Major General Mohammad Baqeri, the chief of staff of the Iranian Armed Forces, and Colonel General Sherali Mirzo, the defense minister of Tajikistan, met last week (April 6 and 8) in Tehran, where they inter alia signed an agreement on creating a joint military defense committee (IRNA, April 8; Regnum, April 9). The two sides said that the new body will promote security cooperation and help them counter terrorism; but exactly how it will work remains unclear. Nonetheless, because this accord is with the only non-Turkic country in Central Asia and because it involves Iran more deeply in an area Russia considers its own backyard, its existence obviously represents a challenge to Ankara as well as Moscow. At the same time, it may lead to expanded contacts between Iran and China, while also providing Tajikistan, increasingly caught within a Chinese net, greater freedom of action.

Both Iran and Tajikistan have compelling reasons to cooperate more closely in the security sphere. Since the Moscow declaration on the Karabakh war last November, Tehran has sought to take steps to counter growing Turkish influence both in the Caucasus and in Central Asia. The Russian-brokered accord (signed by the leaders of Russia, Azerbaijan and Armenia, on November 9, 2020) already gives Iran a seat at the table for future discussions in the South Caucasus by specifying that among the transportation routes to be reopened will be those between Armenia and Iran (see EDM, April 13). But in Central Asia, Turkey has been moving quickly to mobilize the four Turkic-majority countries there. Ankara has promoted cooperation among them and even ended some long-standing conflicts (Stan Radar, January 22, 2021), and it has expanded its influence across the region (Nezavisimaya Gazeta, November 29, 2020). Not surprisingly, the Islamic Republic is trying to come up with ways to respond. Linking itself with non-Turkic Tajikistan is an obvious place for it to start.

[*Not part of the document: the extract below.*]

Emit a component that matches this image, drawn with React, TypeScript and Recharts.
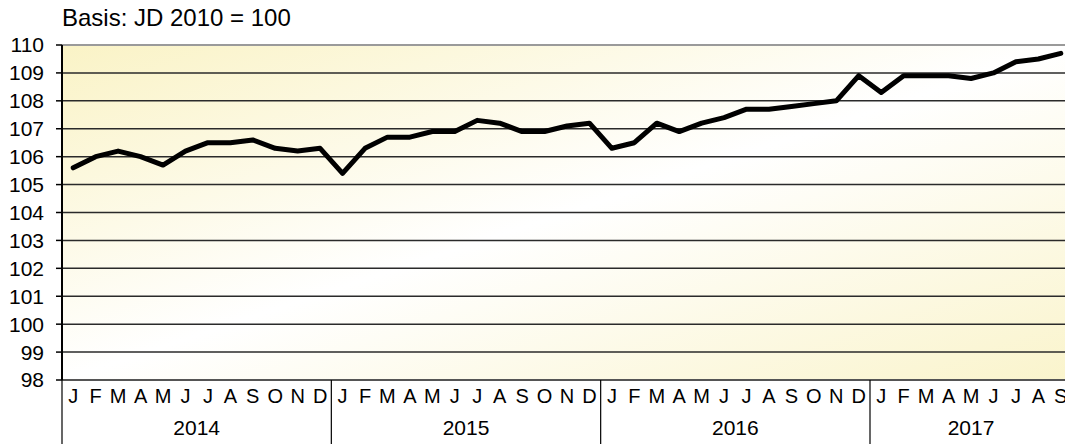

Iran also has an interest in promoting ties with China, and expanding its own footprint in Tajikistan is one of the ways to do that. Last month, Tehran and Beijing signed a 25-year cooperation agreement that will allow Iran to escape some Western sanctions and China to promote another trade route west as part of its Belt and Road Initiative (BRI; originally “One Belt, One Road”) (Kaspiyskiy Vestnik, April 1). And Iran also wants to play an expanded role in Afghanistan. Thus, enhancing cooperation with Tajikistan, which abuts that war-torn country from the north, is a potentially useful step—and something explicitly mentioned in the joint Iranian-Tajikistani announcement of the joint military committee.